OF MURALS AND ARCHITECTURE
Gujral arrived in Mexico in 1952, taking an unconventional route when the Progressives of that time, like M.F. Husain, S.H. Raza and F.N. Souza, gravitated towards London or New York. In Mexico, Gujral trained under the influential radical muralist Diego Rivera and formed a close bond with Frida Kahlo. Like Gujral, Kahlo was disabled early in life after contracting polio at six, and later, a serious accident.
In Mexico, Gujral also met the pioneering American architect Frank Lloyd Wright. “He asked Wright why his buildings had no murals,” recalls Mohit. “Wright replied that murals are needed only on dead walls, that art is used to embellish what is otherwise lifeless.”
The exchange stayed with Gujral and later shaped his approach to architecture, a discipline he took up in his 50s in 1977 without any formal training. “His architecture was very sculptural and had no art,” says Mohit. “He would say, ‘My building is my art’.”
BUILDING AS ART
Few artists have experimented as much with style, form and material as Gujral. “He understood materiality and he reacted deeply to what he saw,” says Mohit. “That is why his work kept changing. He had many phases—unlike most artists. He used to say, ‘If I repeat what makes me popular, I will die’.”
That refusal to settle carried him from painting to muralism, and eventually to architecture. The most famous example is the Belgian Embassy in Delhi, where he shed conventional architectural elements. Instead, he worked extensively with exposed brick and incorporated arches, vaults, domes and turret-like forms, giving the building the feel of an old fortress. For his work, Gujral was awarded the Order of the Crown by the Belgian government, becoming the first non-Belgian to receive the honour.

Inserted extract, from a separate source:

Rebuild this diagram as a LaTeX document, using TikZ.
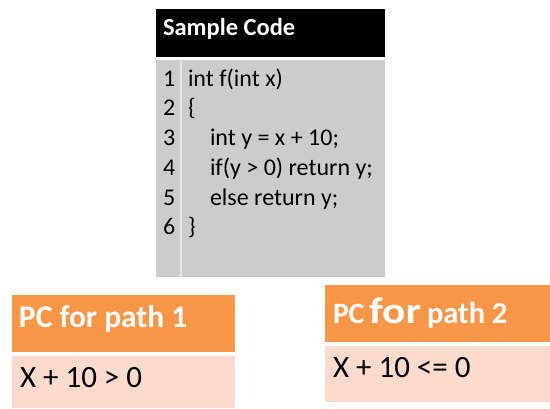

“He preferred materials like brick and stone, and earth tones—those that respond to the Indian climate and are not absorptive and harsh. He always felt that we must create a new Indian style in art and architecture,” says Mohit.
Over a four-decade architectural career, Gujral has designed several buildings, including the Ambedkar Bhavan in Lucknow, Al-Moughtara Farm in Riyadh, the Indira Gandhi Centre for Indian Culture in Mauritius, Goa University, and the Indian Embassy in Kathmandu. His art, whether painting, sculpture or architecture, carries a consistent signature—an underlying fluidity.
SOUND AS FORM
A sculpture by Gujral on view at his retrospective at the National Gallery of Modern Art looks like the inner ear. The motif appears in many of his paintings, too. The palette also noticeably softens. These works were made during the years when Gujral got his hearing back. In 1998, in his early 70s, he underwent a cochlear implant.
“I was like a child learning the world for the first time,” he told a newspaper then.
Yet, he got it removed, two years later. “It was very troublesome: You hear something and try to identify it. And the sounds! If a car door closed a block away I could hear it. A normal person learns to filter sounds; I could not,” he said.
Having produced a rich body of work across mediums, the centenary celebrations are but a fitting tribute to an artist who refused to be boxed into a single category. In a 2016 interview, he lamented, “Delhi hasn’t learnt to respect its artists yet.”
A decade later, has that changed?
“Art is more respected as a commodity,” says Mohit. “People buy it because they see it as an investment opportunity. I’m not so sure if we are deeply sensitive to the subject itself. I wouldn’t restrict it to just Delhi. We also don’t have enough art critics educating on the subject.”